Please transcribe the data that follows without the pictures, keeping every word the same.

• • • •

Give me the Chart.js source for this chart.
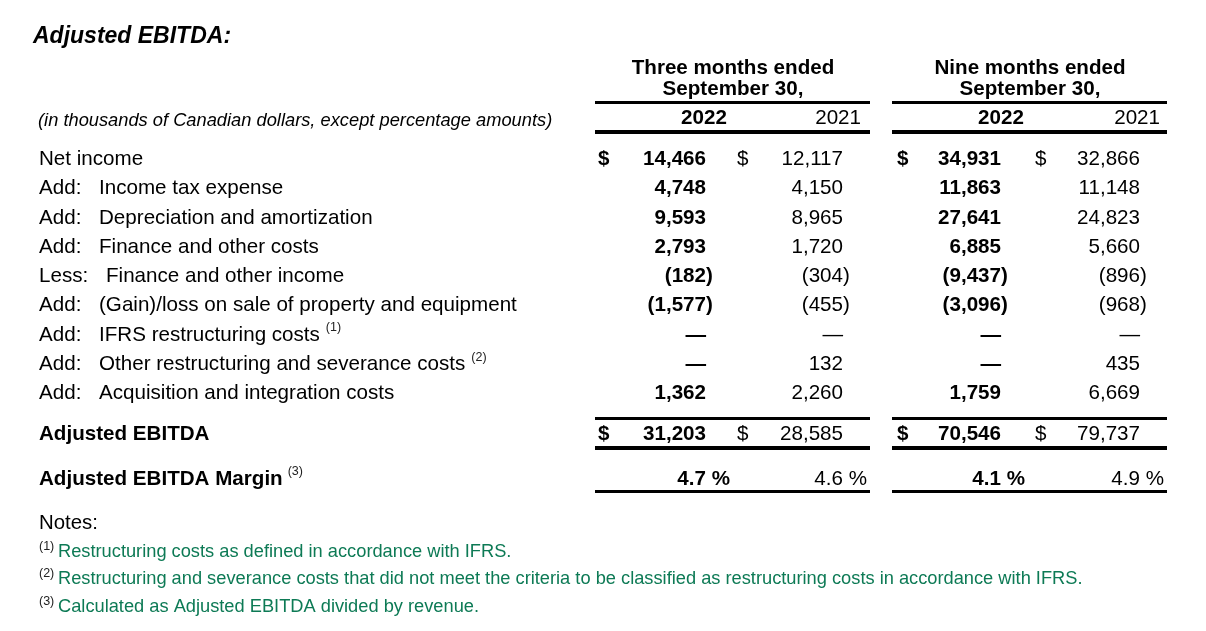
<!DOCTYPE html>
<html>
<head>
<meta charset="utf-8">
<title>Adjusted EBITDA</title>
<script src="https://cdn.jsdelivr.net/npm/chart.js@4"></script>
<style>
  html, body { margin: 0; padding: 0; background: #fff; }
  #wrap { width: 1206px; height: 631px; position: relative; }
</style>
</head>
<body>
<div id="wrap"><canvas id="bang"></canvas></div>
<script>
// dữ liệu bảng
const categories = [
  "Net income",
  "Income tax expense",
  "Depreciation and amortization",
  "Finance and other costs",
  "Finance and other income",
  "(Gain)/loss on sale of property and equipment",
  "IFRS restructuring costs",
  "Other restructuring and severance costs",
  "Acquisition and integration costs",
];
const prefixes = ["", "Add:", "Add:", "Add:", "Less:", "Add:", "Add:", "Add:", "Add:"];
const noteRefs = [null, null, null, null, null, null, "(1)", "(2)", null];

const q3_2022 = [14466, 4748, 9593, 2793, -182, -1577, null, null, 1362];
const q3_2021 = [12117, 4150, 8965, 1720, -304, -455, null, 132, 2260];
const ytd_2022 = [34931, 11863, 27641, 6885, -9437, -3096, null, null, 1759];
const ytd_2021 = [32866, 11148, 24823, 5660, -896, -968, null, 435, 6669];

const adjEbitda = [31203, 28585, 70546, 79737];
const adjMargin = [4.7, 4.6, 4.1, 4.9];

const periods = ["Three months ended", "Nine months ended"];
const periodEnd = "September 30,";
const years = ["2022", "2021", "2022", "2021"];

const notes = [
  ["(1)", "Restructuring costs as defined in accordance with IFRS."],
  ["(2)", "Restructuring and severance costs that did not meet the criteria to be classified as restructuring costs in accordance with IFRS."],
  ["(3)", "Calculated as Adjusted EBITDA divided by revenue."],
];

// bố cục
const FONT = '"Liberation Sans", Arial, sans-serif';
const BODY = "20.6px " + FONT;
const BOLD = "bold 20.6px " + FONT;
const DY = 1.5; // chỉnh baseline
const colRight = [706, 843, 1001, 1140];
const dollarX = [598, 737, 897, 1035];
const boldCol = [true, false, true, false];
const groups = [{ x0: 595, x1: 870, c: 733 }, { x0: 892, x1: 1167, c: 1030 }];
const rowY = categories.map((_, i) => 158 + i * 29.25);
const totalY = 433;
const marginY = 478;

const columns = [q3_2022, q3_2021, ytd_2022, ytd_2021];

const datasets = columns.map((col, c) => ({
  label: years[c],
  data: col
    .map((v, i) => ({ x: colRight[c], y: rowY[i], v: v, kind: "row" }))
    .concat([
      { x: colRight[c], y: totalY, v: adjEbitda[c], kind: "total" },
      { x: colRight[c], y: marginY, v: adjMargin[c], kind: "margin" },
    ]),
  pointRadius: 0,
  pointHoverRadius: 0,
}));

function fmt(v) {
  if (v === null) return "—";
  const s = Math.abs(v).toLocaleString("en-US");
  return v < 0 ? "(" + s : s;
}

const tablePlugin = {
  id: "tablePlugin",
  afterDatasetsDraw(chart) {
    const ctx = chart.ctx;
    const sx = chart.scales.x;
    const sy = chart.scales.y;
    const px = (v) => sx.getPixelForValue(v);
    const py = (v) => sy.getPixelForValue(v);
    ctx.save();
    ctx.textBaseline = "middle";

    const text = (t, x, y, font, align, color) => {
      ctx.font = font;
      ctx.textAlign = align || "left";
      ctx.fillStyle = color || "#000";
      ctx.fillText(t, px(x), py(y + DY));
    };
    const rule = (x0, x1, y, h) => {
      ctx.fillStyle = "#000";
      ctx.fillRect(px(x0), py(y), px(x1) - px(x0), h);
    };

    // tiêu đề
    text("Adjusted EBITDA:", 33, 35, "italic bold 23px " + FONT);
    text("(in thousands of Canadian dollars, except percentage amounts)", 38, 119, "italic 18.3px " + FONT);

    groups.forEach((g, k) => {
      text(periods[k], g.c, 67, BOLD, "center");
      text(periodEnd, g.c, 88, BOLD, "center");
      rule(g.x0, g.x1, 101, 3);
      rule(g.x0, g.x1, 130, 4);
      rule(g.x0, g.x1, 417, 3);
      rule(g.x0, g.x1, 446, 4);
      rule(g.x0, g.x1, 490, 3);
    });
    text(years[0], 704, 117, BOLD, "center");
    text(years[1], 861, 117, BODY, "right");
    text(years[2], 1001, 117, BOLD, "center");
    text(years[3], 1160, 117, BODY, "right");

    // nhãn dòng
    categories.forEach((name, i) => {
      const y = rowY[i];
      let x = 39;
      if (prefixes[i]) {
        text(prefixes[i], 39, y, BODY);
        x = prefixes[i] === "Less:" ? 106 : 99;
      }
      text(name, x, y, BODY);
      if (noteRefs[i]) {
        ctx.font = BODY;
        const w = ctx.measureText(name).width;
        text(noteRefs[i], x + w + 6, y - 7, "12.5px " + FONT, "left", "#222");
      }
    });
    text("Adjusted EBITDA", 39, totalY, BOLD);
    text("Adjusted EBITDA Margin", 39, marginY, BOLD);
    ctx.font = BOLD;
    const mw = ctx.measureText("Adjusted EBITDA Margin").width;
    text("(3)", 39 + mw + 5, marginY - 8, "12.5px " + FONT, "left", "#222");

    // giá trị
    chart.data.datasets.forEach((ds, c) => {
      const meta = chart.getDatasetMeta(c);
      const font = boldCol[c] ? BOLD : BODY;
      meta.data.forEach((el, i) => {
        const d = ds.data[i];
        const y = el.y + DY;
        ctx.font = font;
        ctx.fillStyle = "#000";
        if (d.kind === "margin") {
          ctx.textAlign = "right";
          ctx.fillText(d.v.toFixed(1), el.x, y);
          ctx.textAlign = "left";
          ctx.fillText(" %", el.x, y);
          return;
        }
        ctx.textAlign = "right";
        ctx.fillText(fmt(d.v), el.x, y);
        if (d.v !== null && d.v < 0) {
          ctx.textAlign = "left";
          ctx.fillText(")", el.x, y);
        }
        if (i === 0 || d.kind === "total") {
          ctx.textAlign = "left";
          ctx.fillText("$", px(dollarX[c]), y);
        }
      });
    });

    // ghi chú
    text("Notes:", 39, 522, "20.4px " + FONT);
    notes.forEach((n, k) => {
      const y = 550 + k * 27.5;
      text(n[0], 39, y - 5, "12.5px " + FONT, "left", "#222");
      text(n[1], 58, y, "18.25px " + FONT, "left", "#0d7a55");
    });

    ctx.restore();
  },
};

new Chart(document.getElementById("bang"), {
  type: "scatter",
  data: { datasets: datasets },
  options: {
    responsive: true,
    maintainAspectRatio: false,
    animation: false,
    layout: { padding: 0 },
    events: [],
    scales: {
      x: { type: "linear", min: 0, max: 1206, display: false },
      y: { type: "linear", min: 0, max: 631, reverse: true, display: false },
    },
    plugins: {
      legend: { display: false },
      tooltip: { enabled: false },
    },
  },
  plugins: [tablePlugin],
});
</script>
</body>
</html>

• • • •

Output below:
Give me the Chart.js source for this chart.
<!DOCTYPE html>
<html>
<head>
<meta charset="utf-8">
<title>Adjusted EBITDA</title>
<script src="https://cdn.jsdelivr.net/npm/chart.js@4"></script>
<style>
  html, body { margin: 0; padding: 0; background: #fff; }
  #wrap { width: 1206px; height: 631px; position: relative; }
</style>
</head>
<body>
<div id="wrap"><canvas id="bang"></canvas></div>
<script>
// dữ liệu bảng
const categories = [
  "Net income",
  "Income tax expense",
  "Depreciation and amortization",
  "Finance and other costs",
  "Finance and other income",
  "(Gain)/loss on sale of property and equipment",
  "IFRS restructuring costs",
  "Other restructuring and severance costs",
  "Acquisition and integration costs",
];
const prefixes = ["", "Add:", "Add:", "Add:", "Less:", "Add:", "Add:", "Add:", "Add:"];
const noteRefs = [null, null, null, null, null, null, "(1)", "(2)", null];

const q3_2022 = [14466, 4748, 9593, 2793, -182, -1577, null, null, 1362];
const q3_2021 = [12117, 4150, 8965, 1720, -304, -455, null, 132, 2260];
const ytd_2022 = [34931, 11863, 27641, 6885, -9437, -3096, null, null, 1759];
const ytd_2021 = [32866, 11148, 24823, 5660, -896, -968, null, 435, 6669];

const adjEbitda = [31203, 28585, 70546, 79737];
const adjMargin = [4.7, 4.6, 4.1, 4.9];

const periods = ["Three months ended", "Nine months ended"];
const periodEnd = "September 30,";
const years = ["2022", "2021", "2022", "2021"];

const notes = [
  ["(1)", "Restructuring costs as defined in accordance with IFRS."],
  ["(2)", "Restructuring and severance costs that did not meet the criteria to be classified as restructuring costs in accordance with IFRS."],
  ["(3)", "Calculated as Adjusted EBITDA divided by revenue."],
];

// bố cục
const FONT = '"Liberation Sans", Arial, sans-serif';
const BODY = "20.6px " + FONT;
const BOLD = "bold 20.6px " + FONT;
const DY = 1.5; // chỉnh baseline
const colRight = [706, 843, 1001, 1140];
const dollarX = [598, 737, 897, 1035];
const boldCol = [true, false, true, false];
const groups = [{ x0: 595, x1: 870, c: 733 }, { x0: 892, x1: 1167, c: 1030 }];
const rowY = categories.map((_, i) => 158 + i * 29.25);
const totalY = 433;
const marginY = 478;

const columns = [q3_2022, q3_2021, ytd_2022, ytd_2021];

const datasets = columns.map((col, c) => ({
  label: years[c],
  data: col
    .map((v, i) => ({ x: colRight[c], y: rowY[i], v: v, kind: "row" }))
    .concat([
      { x: colRight[c], y: totalY, v: adjEbitda[c], kind: "total" },
      { x: colRight[c], y: marginY, v: adjMargin[c], kind: "margin" },
    ]),
  pointRadius: 0,
  pointHoverRadius: 0,
}));

function fmt(v) {
  if (v === null) return "—";
  const s = Math.abs(v).toLocaleString("en-US");
  return v < 0 ? "(" + s : s;
}

const tablePlugin = {
  id: "tablePlugin",
  afterDatasetsDraw(chart) {
    const ctx = chart.ctx;
    const sx = chart.scales.x;
    const sy = chart.scales.y;
    const px = (v) => sx.getPixelForValue(v);
    const py = (v) => sy.getPixelForValue(v);
    ctx.save();
    ctx.textBaseline = "middle";

    const text = (t, x, y, font, align, color) => {
      ctx.font = font;
      ctx.textAlign = align || "left";
      ctx.fillStyle = color || "#000";
      ctx.fillText(t, px(x), py(y + DY));
    };
    const rule = (x0, x1, y, h) => {
      ctx.fillStyle = "#000";
      ctx.fillRect(px(x0), py(y), px(x1) - px(x0), h);
    };

    // tiêu đề
    text("Adjusted EBITDA:", 33, 35, "italic bold 23px " + FONT);
    text("(in thousands of Canadian dollars, except percentage amounts)", 38, 119, "italic 18.3px " + FONT);

    groups.forEach((g, k) => {
      text(periods[k], g.c, 67, BOLD, "center");
      text(periodEnd, g.c, 88, BOLD, "center");
      rule(g.x0, g.x1, 101, 3);
      rule(g.x0, g.x1, 130, 4);
      rule(g.x0, g.x1, 417, 3);
      rule(g.x0, g.x1, 446, 4);
      rule(g.x0, g.x1, 490, 3);
    });
    text(years[0], 704, 117, BOLD, "center");
    text(years[1], 861, 117, BODY, "right");
    text(years[2], 1001, 117, BOLD, "center");
    text(years[3], 1160, 117, BODY, "right");

    // nhãn dòng
    categories.forEach((name, i) => {
      const y = rowY[i];
      let x = 39;
      if (prefixes[i]) {
        text(prefixes[i], 39, y, BODY);
        x = prefixes[i] === "Less:" ? 106 : 99;
      }
      text(name, x, y, BODY);
      if (noteRefs[i]) {
        ctx.font = BODY;
        const w = ctx.measureText(name).width;
        text(noteRefs[i], x + w + 6, y - 7, "12.5px " + FONT, "left", "#222");
      }
    });
    text("Adjusted EBITDA", 39, totalY, BOLD);
    text("Adjusted EBITDA Margin", 39, marginY, BOLD);
    ctx.font = BOLD;
    const mw = ctx.measureText("Adjusted EBITDA Margin").width;
    text("(3)", 39 + mw + 5, marginY - 8, "12.5px " + FONT, "left", "#222");

    // giá trị
    chart.data.datasets.forEach((ds, c) => {
      const meta = chart.getDatasetMeta(c);
      const font = boldCol[c] ? BOLD : BODY;
      meta.data.forEach((el, i) => {
        const d = ds.data[i];
        const y = el.y + DY;
        ctx.font = font;
        ctx.fillStyle = "#000";
        if (d.kind === "margin") {
          ctx.textAlign = "right";
          ctx.fillText(d.v.toFixed(1), el.x, y);
          ctx.textAlign = "left";
          ctx.fillText(" %", el.x, y);
          return;
        }
        ctx.textAlign = "right";
        ctx.fillText(fmt(d.v), el.x, y);
        if (d.v !== null && d.v < 0) {
          ctx.textAlign = "left";
          ctx.fillText(")", el.x, y);
        }
        if (i === 0 || d.kind === "total") {
          ctx.textAlign = "left";
          ctx.fillText("$", px(dollarX[c]), y);
        }
      });
    });

    // ghi chú
    text("Notes:", 39, 522, "20.4px " + FONT);
    notes.forEach((n, k) => {
      const y = 550 + k * 27.5;
      text(n[0], 39, y - 5, "12.5px " + FONT, "left", "#222");
      text(n[1], 58, y, "18.25px " + FONT, "left", "#0d7a55");
    });

    ctx.restore();
  },
};

new Chart(document.getElementById("bang"), {
  type: "scatter",
  data: { datasets: datasets },
  options: {
    responsive: true,
    maintainAspectRatio: false,
    animation: false,
    layout: { padding: 0 },
    events: [],
    scales: {
      x: { type: "linear", min: 0, max: 1206, display: false },
      y: { type: "linear", min: 0, max: 631, reverse: true, display: false },
    },
    plugins: {
      legend: { display: false },
      tooltip: { enabled: false },
    },
  },
  plugins: [tablePlugin],
});
</script>
</body>
</html>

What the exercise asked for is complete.